INSTRUCTIONS TO FOLLOW
Without the pictures, print the lines running from the beginning of the material to the line containing "secIniciais, climax, naoCaracterizadas];", both ends included.

MATERIAL
=====
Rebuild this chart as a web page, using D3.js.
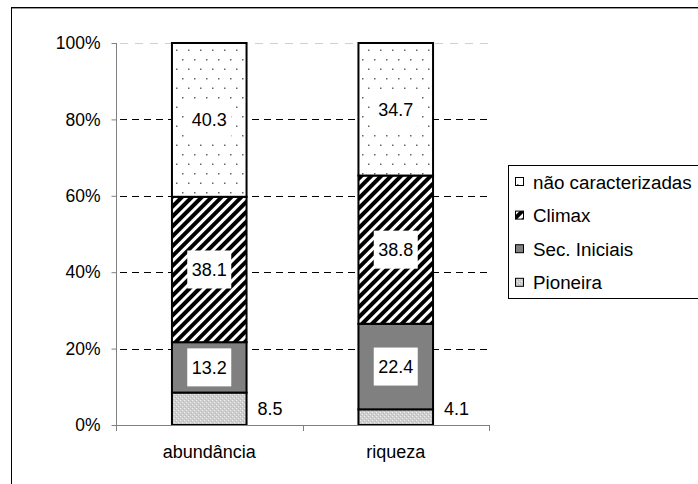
<!DOCTYPE html>
<html>
<head>
<meta charset="utf-8">
<script src="https://cdn.jsdelivr.net/npm/d3@7"></script>
<style>
  html, body { margin: 0; padding: 0; background: #fff; }
  svg { display: block; font-family: Arial, "Liberation Sans", sans-serif; }
</style>
</head>
<body>
<svg id="chart" width="698" height="484"></svg>
<script>
// Categories on the x axis
const categories = ["abundância", "riqueza"];

// Series, bottom to top of each stack (percent values)
const seriesNames = ["Pioneira", "Sec. Iniciais", "Climax", "não caracterizadas"];
const pioneira = [8.5, 4.1];
const secIniciais = [13.2, 22.4];
const climax = [38.1, 38.8];
const naoCaracterizadas = [40.3, 34.7];

// Y axis tick values and their labels
const yTicks = [0, 20, 40, 60, 80, 100];
const yTickLabels = ["0%", "20%", "40%", "60%", "80%", "100%"];

const seriesValues = [pioneira, secIniciais, climax, naoCaracterizadas];

const svg = d3.select("#chart");
const defs = svg.append("defs");

// Fill patterns
const dots = defs.append("pattern").attr("id", "pat-dots")
  .attr("patternUnits", "userSpaceOnUse").attr("width", 12).attr("height", 19);
dots.append("rect").attr("width", 12).attr("height", 19).attr("fill", "#fff");
dots.append("rect").attr("x", 2).attr("y", 2).attr("width", 1.5).attr("height", 1.5).attr("fill", "#666");
dots.append("rect").attr("x", 8).attr("y", 11.5).attr("width", 1.5).attr("height", 1.5).attr("fill", "#666");

const hatch = defs.append("pattern").attr("id", "pat-hatch")
  .attr("patternUnits", "userSpaceOnUse").attr("width", 7).attr("height", 7)
  .attr("patternTransform", "rotate(45)");
hatch.append("rect").attr("width", 7).attr("height", 7).attr("fill", "#fff");
hatch.append("rect").attr("width", 4).attr("height", 7).attr("fill", "#000");

const speck = defs.append("pattern").attr("id", "pat-speck")
  .attr("patternUnits", "userSpaceOnUse").attr("width", 4).attr("height", 4);
speck.append("rect").attr("width", 4).attr("height", 4).attr("fill", "#cdcdcd");
speck.append("rect").attr("x", 0).attr("y", 0).attr("width", 1).attr("height", 1).attr("fill", "#f0f0f0");
speck.append("rect").attr("x", 2).attr("y", 2).attr("width", 1).attr("height", 1).attr("fill", "#f0f0f0");
speck.append("rect").attr("x", 1).attr("y", 3).attr("width", 1).attr("height", 1).attr("fill", "#b8b8b8");
speck.append("rect").attr("x", 3).attr("y", 1).attr("width", 1).attr("height", 1).attr("fill", "#b8b8b8");

const fills = ["url(#pat-speck)", "#808080", "url(#pat-hatch)", "url(#pat-dots)"];

// Chart area frame
svg.append("rect")
  .attr("x", 11.5).attr("y", 7.5).attr("width", 700).attr("height", 490)
  .attr("fill", "#fff").attr("stroke", "#000").attr("stroke-width", 1);
svg.append("line").attr("x1", 12).attr("x2", 698).attr("y1", 8.5).attr("y2", 8.5)
  .attr("stroke", "#999").attr("stroke-width", 1);

// Plot area
const plot = { left: 116, right: 489, top: 43, bottom: 425 };

const x = d3.scaleBand().domain(categories).range([plot.left, plot.right]).padding(0);
const barWidth = x.bandwidth() * 0.4;
const y = d3.scaleLinear().domain([0, 100]).range([plot.bottom, plot.top]);

// Stack data (normalized to 100% per category)
const rows = categories.map((c, i) => {
  const row = { category: c };
  seriesNames.forEach((s, k) => { row[s] = seriesValues[k][i]; });
  return row;
});
const stacked = d3.stack().keys(seriesNames).offset(d3.stackOffsetExpand)(rows);

// Gridlines
svg.append("g").selectAll("line")
  .data(yTicks.filter(t => t > 0))
  .join("line")
  .attr("x1", plot.left + 4).attr("x2", plot.right)
  .attr("y1", d => Math.round(y(d)) + 0.5).attr("y2", d => Math.round(y(d)) + 0.5)
  .attr("stroke", d => d === 100 ? "#d0d0d0" : "#000")
  .attr("stroke-width", 1)
  .attr("stroke-dasharray", d => d === 100 ? "8,7" : "7,5");

// Bars
const layer = svg.append("g").selectAll("g")
  .data(stacked)
  .join("g")
  .attr("fill", (d, i) => fills[i]);

layer.selectAll("rect")
  .data(d => d.map(p => ({ p, cat: p.data.category })))
  .join("rect")
  .attr("x", d => x(d.cat) + (x.bandwidth() - barWidth) / 2)
  .attr("y", d => y(d.p[1] * 100))
  .attr("width", barWidth)
  .attr("height", d => y(d.p[0] * 100) - y(d.p[1] * 100))
  .attr("stroke", "#000")
  .attr("stroke-width", 2);

// Y axis
const yAxis = d3.axisLeft(y).tickValues(yTicks)
  .tickFormat((d, i) => yTickLabels[i]).tickSize(5).tickPadding(11);
const gy = svg.append("g").attr("transform", `translate(${plot.left + 0.5},0)`).call(yAxis);
gy.select(".domain").attr("stroke", "#808080").attr("d", `M0,${plot.top}V${plot.bottom}`);
gy.selectAll(".tick line").attr("stroke", "#808080");
gy.selectAll(".tick text").attr("font-size", 17.5).attr("fill", "#000")
  .attr("font-family", "Arial, 'Liberation Sans', sans-serif");

// X axis
const xAxis = d3.axisBottom(x).tickSize(0).tickPadding(20);
const gx = svg.append("g").attr("transform", `translate(0,${plot.bottom + 0.5})`).call(xAxis);
gx.select(".domain").attr("stroke", "#808080").attr("d", `M${plot.left},0H${plot.right}`);
gx.selectAll(".tick text").attr("font-size", 18).attr("fill", "#000")
  .attr("font-family", "Arial, 'Liberation Sans', sans-serif");
// Category separators below the axis
svg.append("g").selectAll("line")
  .data(categories.map(c => x(c)).concat([plot.right]))
  .join("line")
  .attr("x1", d => Math.round(d) + 0.5).attr("x2", d => Math.round(d) + 0.5)
  .attr("y1", plot.bottom).attr("y2", plot.bottom + 6)
  .attr("stroke", "#808080");

// Data labels
const labels = svg.append("g").attr("font-size", 18)
  .attr("font-family", "Arial, 'Liberation Sans', sans-serif");
stacked.forEach((s, k) => {
  s.forEach((p, i) => {
    const cat = categories[i];
    const value = seriesValues[k][i];
    const text = value.toFixed(1);
    if (k === 0) {
      // bottom series labels sit outside, to the right of the bar
      labels.append("text")
        .attr("x", x(cat) + (x.bandwidth() + barWidth) / 2 + 11)
        .attr("y", y(4.3))
        .attr("dy", "0.35em")
        .text(text);
    } else {
      const cx = x(cat) + x.bandwidth() / 2;
      const cy = y((p[0] + p[1]) / 2 * 100);
      labels.append("rect")
        .attr("x", cx - 22).attr("y", cy - 19)
        .attr("width", 44).attr("height", 38)
        .attr("fill", "#fff");
      labels.append("text")
        .attr("x", cx).attr("y", cy)
        .attr("dy", "0.35em")
        .attr("text-anchor", "middle")
        .text(text);
    }
  });
});

// Legend (top series first)
const legend = svg.append("g");
legend.append("rect")
  .attr("x", 508.5).attr("y", 165.5).attr("width", 200).attr("height", 133)
  .attr("fill", "#fff").attr("stroke", "#000");
const legendOrder = seriesNames.map((n, i) => ({ n, i })).reverse();
const item = legend.selectAll("g.item")
  .data(legendOrder)
  .join("g")
  .attr("class", "item")
  .attr("transform", (d, j) => `translate(515,${182 + j * 33.6})`);
item.append("rect")
  .attr("x", 0.5).attr("y", -4.5).attr("width", 8).attr("height", 8)
  .attr("fill", d => fills[d.i]).attr("stroke", "#000").attr("stroke-width", 1);
item.append("text")
  .attr("x", 18).attr("y", 0).attr("dy", "0.35em")
  .attr("font-size", 18.8)
  .attr("font-family", "Arial, 'Liberation Sans', sans-serif")
  .text(d => d.n);
</script>
</body>
</html>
=====
RESULT FOR THIS EXERCISE
Rebuild this chart as a web page, using D3.js.
<!DOCTYPE html>
<html>
<head>
<meta charset="utf-8">
<script src="https://cdn.jsdelivr.net/npm/d3@7"></script>
<style>
  html, body { margin: 0; padding: 0; background: #fff; }
  svg { display: block; font-family: Arial, "Liberation Sans", sans-serif; }
</style>
</head>
<body>
<svg id="chart" width="698" height="484"></svg>
<script>
// Categories on the x axis
const categories = ["abundância", "riqueza"];

// Series, bottom to top of each stack (percent values)
const seriesNames = ["Pioneira", "Sec. Iniciais", "Climax", "não caracterizadas"];
const pioneira = [8.5, 4.1];
const secIniciais = [13.2, 22.4];
const climax = [38.1, 38.8];
const naoCaracterizadas = [40.3, 34.7];

// Y axis tick values and their labels
const yTicks = [0, 20, 40, 60, 80, 100];
const yTickLabels = ["0%", "20%", "40%", "60%", "80%", "100%"];

const seriesValues = [pioneira, secIniciais, climax, naoCaracterizadas];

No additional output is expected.